Der Autor beruft sich bei seinen Erkenntnissen auf Interview-Gespräche mit Vertretern der Branche sowie eine "Blitzumfrage zum Stand der Technik in der Energiebedarfsprognose", die er an die schweizerischen EVU verschickt hat. Das Ganze klingt also zunächst nach hochwissenschaftlicher Bestätigung altbekannter Kritik an der Stromwirtschaft. Der empirische Unterbau der Studie macht indessen einen schwachbrüstigen Eindruck. Den kybernetischen Verallgemeinerungen fehlt es an konkret-anschaulicher Substanz. Es bleibt für den Leser undurchsichtig und nicht nachvollziehbar, wie der Autor zu seinen Thesen gelangt. Es entsteht deshalb leicht der Eindruck, hier würden vorgefaßte Meinungen im Gewand einer kybernetischen Studie vorgetragen.

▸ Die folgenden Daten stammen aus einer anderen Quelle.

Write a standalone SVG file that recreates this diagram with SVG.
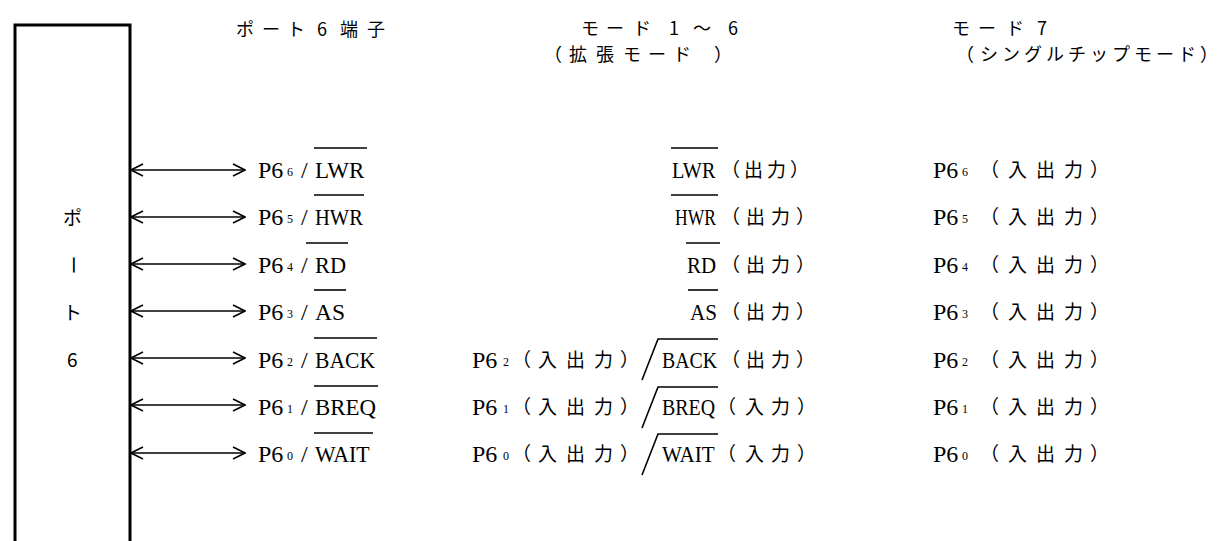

Das heißt nicht, daß eine Branche wie die Stromwirtschaft kein taugliches Objekt für kybernetische Überlegungen sei. Das Instrumentarium der Kybernetik ist fast so universell anwendbar wie es mathematische Formeln sind. Aber genau darin liegt die Tücke: Mit beiden läßt sich, bei formaler Korrektheit, allerlei Unsinn anstellen. Das klassische Beispiel ist jener Prognostiker, der gegen Ende des 19. Jahrhunderts mit einer einfachen mathematischen Formel errechnete, wann London im Mist der Pferdefuhrwerke ersticken werde. Noch größeren Unwägbarkeiten sieht sich der Kybernetiker gegenüber, wenn er ökonomische Prozesse oder andere komplexe Sachverhalte untersucht. Die Komplexität der Zusammenhänge zwingt da zu Vereinfachungen und Interpolationen, die zu unterschiedlichen oder sogar konträren Ergebnissen führen können. Die Steuer-, Regelungs- und Rückkopplungsprozesse werden zunehmend unübersichtlich und unkalkulierbar. Daran ändern das schönste kybernetische Modell, das ausgefeilteste Szenario und die detaillierteste Matrix nichts. Am Ende macht es dann gar keinen so großen Unterschied mehr, ob jemand die Veränderung des gesellschaftlichen Umfelds bloß intuitiv einschätzt oder im Lichte der Kybernetik ein "Umfeldinformations-System" auszuarbeiten beginnt. Wer sich auf den gesunden Menschenverstand verläßt und einfach eine Lösung probiert, kommt womöglich sogar schneller und effektiver ans Ziel als der Kybernetiker, der "heuristisch" vorgeht, Konzepte der "iterativen Annäherung" bemüht oder von "trial and error" spricht.
Der Autor scheint sich der Einsicht, daß sein Werk der Stromwirtschaft keine praktische Hilfe bietet, selber nicht ganz verschließen zu können. Jedenfalls schreibt er: "Die Tiefe des kommunikativen Grabens zwischen Prognostikern und den Anwenden von Prognosen in Wirtschaft und Politik im Sinne dieser Ausführungen läßt sich daran erkennen, daß beide Seiten auch über eine spezifische Fachliteratur zu diesem Thema verfügen, welche das Problem aus einer tendenziell einseitigen Perspektive erörtern."